Applied Logic Corporation
- Industry: Time-sharing computers
- Founded: 1962; 64 years ago in Princeton, New Jersey
- Defunct: 1975
- Fate: Bankruptcy
- Key people: Richard M. Colgate (president)

= Applied Logic Corporation =

American computer time-sharing company

Applied Logic Corporation (AL/COM) was a time-sharing company in the 1960s and 70s.

Headquartered in Princeton, New Jersey, AL/COM started in 1962 working on "mathematical techniques and their applications to problem-solving."

Seeing the need for in-house time sharing the company bought a Digital Equipment Corporation (DEC) PDP-6 and developed its time sharing service, which came on-line in 1966. In 1968 the company began development of "Mathematics Park" in Montgomery Township, New Jersey, "designed to provide tenants with a computer-serviced and mathematically-oriented environment," adjacent to the Princeton Airport. Also in 1968 the company registered AL/COM as a trademark for its service.

The system involved both custom software and custom hardware, and the service was marketed nationally by a network of associates.
Under the AL-COM Distributor Plan, local computer service firms such as service bureaus, programming, and software firms will be designated as the local AL-COM distributor. The AL-COM distributor will purchase AL-COM computing power at a discount from the Applied Logic Corp., and then in turn sell it at a mark-up.

In the late 1960s, the company developed a system called SAM (Semi-Automated Mathematics) for proving mathematical theories without human intervention. A theorem proved by the system, "SAM's lemma", was "widely hailed as the first contribution of automated reasoning systems to mathematics." The SAM series was one of the first interactive theorem provers and had an influence on subsequent theorem provers.

In 1965 Applied logic acquired a DEC PDP-6 computer system, which became operation in January 1966. By 1969 the company had four DEC PDP-10 dual systems with plans for a fifth, and had expanded nationwide with offices in San Jose, San Diego, and San Francisco. The company also planned to market its time sharing systems in addition to providing services. The company reported sales of $1,200,995, with an operational loss of $63,456.

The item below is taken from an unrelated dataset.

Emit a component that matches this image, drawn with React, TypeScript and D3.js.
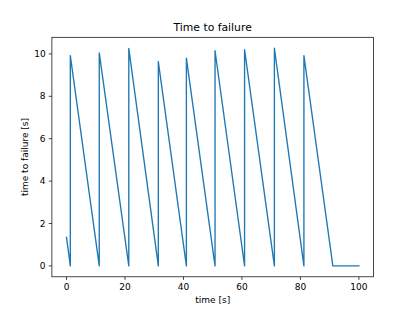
import React from 'react'
import { scaleLinear, line, max, min } from 'd3'

// time [s] and time to failure [s]
const times = [0, 1.3, 1.3, 11.2, 11.2, 21.3, 21.3, 31.4, 31.4, 41.0, 41.0, 50.8, 50.8, 60.9, 60.9, 71.1, 71.1, 81.2, 81.2, 91.1, 100]
const ttf = [1.35, 0, 9.92, 0, 10.05, 0, 10.26, 0, 9.64, 0, 9.8, 0, 10.15, 0, 10.2, 0, 10.27, 0, 9.92, 0, 0]
const xTicks = [0, 20, 40, 60, 80, 100]
const yTicks = [0, 2, 4, 6, 8, 10]

const width = 415
const height = 311
const margin = { top: 37.3, right: 41.5, bottom: 34.2, left: 51.9 }
const innerWidth = width - margin.left - margin.right
const innerHeight = height - margin.top - margin.bottom

const font = 'DejaVu Sans, sans-serif'
const tickLen = 3.15
const pad = 3.15

function App() {
  const points = times.map((t, i) => [t, ttf[i]] as [number, number])

  const xMin = min(times)!
  const xMax = max(times)!
  const xPad = (xMax - xMin) * 0.05
  const xScale = scaleLinear().domain([xMin - xPad, xMax + xPad]).range([0, innerWidth])

  const yMin = min(ttf)!
  const yMax = max(ttf)!
  const yPad = (yMax - yMin) * 0.05
  const yScale = scaleLinear().domain([yMin - yPad, yMax + yPad]).range([innerHeight, 0])

  const path = line<[number, number]>()
    .x(d => xScale(d[0]))
    .y(d => yScale(d[1]))(points)

  return (
    <svg width={width} height={height} style={{ position: 'absolute', left: 0, top: 0, background: '#fff' }}>
      <text x={margin.left + innerWidth / 2} y={margin.top - 6} textAnchor="middle" fontFamily={font} fontSize={10.8} fill="#000">
        Time to failure
      </text>
      <g transform={`translate(${margin.left},${margin.top})`}>
        <path d={path!} fill="none" stroke="#1f77b4" strokeWidth={1.35} strokeLinejoin="round" strokeLinecap="square" />
        <rect x={0} y={0} width={innerWidth} height={innerHeight} fill="none" stroke="#000" strokeWidth={0.72} />
        {xTicks.map(t => (
          <g key={t} transform={`translate(${xScale(t)},${innerHeight})`}>
            <line y2={tickLen} stroke="#000" strokeWidth={0.72} />
            <text y={tickLen + pad} dy="0.76em" textAnchor="middle" fontFamily={font} fontSize={9} fill="#000">{t}</text>
          </g>
        ))}
        {yTicks.map(t => (
          <g key={t} transform={`translate(0,${yScale(t)})`}>
            <line x2={-tickLen} stroke="#000" strokeWidth={0.72} />
            <text x={-tickLen - pad} dy="0.35em" textAnchor="end" fontFamily={font} fontSize={9} fill="#000">{t}</text>
          </g>
        ))}
        <text x={innerWidth / 2} y={innerHeight + 26.5} textAnchor="middle" fontFamily={font} fontSize={9} fill="#000">
          time [s]
        </text>
        <text transform={`translate(${-23.5},${innerHeight / 2}) rotate(-90)`} textAnchor="middle" fontFamily={font} fontSize={9} fill="#000">
          time to failure [s]
        </text>
      </g>
    </svg>
  )
}

export default App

By 1972 AL/COM had local dial-up facilities in ten cities: Boston, Massachusetts, Buffalo, New York, Chicago, Illinois, Indianapolis, Indiana, Montclair, New Jersey, New York, New York, Philadelphia, Pennsylvania, Princeton, New Jersey, Washington, DC, and Wilmington, Delaware. The computer center was located in Mathematics Park in Princeton.

By late 1969 AL/COM had definite plans for CIT Leasing to leaseback $2.73 million USD of their equipment at Mathematics Park and was considering an additional $7.5 million more. By 1970 the company was in financial difficulty and negotiated an agreement to defer $1,300,000 of debt. Applied Logic filed for Chapter XI bankruptcy in 1975.